I'm guessing Bill Clinton will talk about Bill Clinton. He clearly feels he has not been shown sufficient deference by the upstart Obama supporters. Throw in the bitterness of his wife's defeat, and it may be hard for the former president to stay on the message a unity-hungry convention craves.

And while we're tracking unity, last night's Hillary Clinton speech probably sparked two reactions – grudging submission by her supporters who will now dutifully fall in line and renewed angst from watching their heroine deliver her speech on the wrong night.

History will judge whether Mr. Obama messed up royally by failing to even feign interest in her as a running mate. It takes guts to tell Democratic royalty to talk to the hand, but that statement of independence and toughness may carry a cost.

As Democrats' wounds heal to whatever degree they will, the Obama campaign also finds itself against a force that is a surprise to many: a John McCain campaign that seems to be getting its act together. His sleepy campaign has bolted upright with copious and agile ads scoring direct hits, allowing him to gain ground even after the Biden running-mate announcement.

Of course, it was not helpful that the whole text message gimmick was mightily botched.

It's not the Obama campaign's fault that the media got the story first; I'm surprised it didn't happen earlier. But did they actually sit around a table and plan to hit the send button at 3 a.m. to invoke images of the iconic 3 a.m. phone call every candidate is supposed to be ready to answer as president?

Yeesh. First of all, it wasn't 3 a.m. in 75 percent of the country. Second, delaying the announcement into the abyss of late Friday/early Saturday condemned it to the bowels of the news cycle.

Everyone's paying attention now, of course. Mr. Biden will get his moment tonight, and the house will be rocking tomorrow night for Brother Love's Traveling Salvation Show at Invesco Field.

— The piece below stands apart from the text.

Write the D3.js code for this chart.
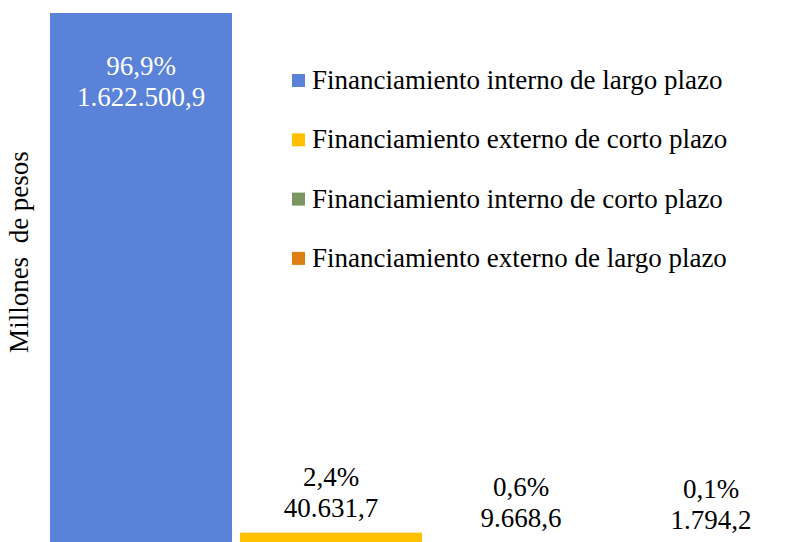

But by the next day, with a McCain running mate revealed and a convention set for a Monday start, the GOP nominee will start to grab headlines. If he also grabs independents and even a fraction of those Hillary voters who tell pollsters they'll back him, then all those President Obama playing cards on sale in Denver's delegate hotel lobbies will be nostalgic collector's items come November.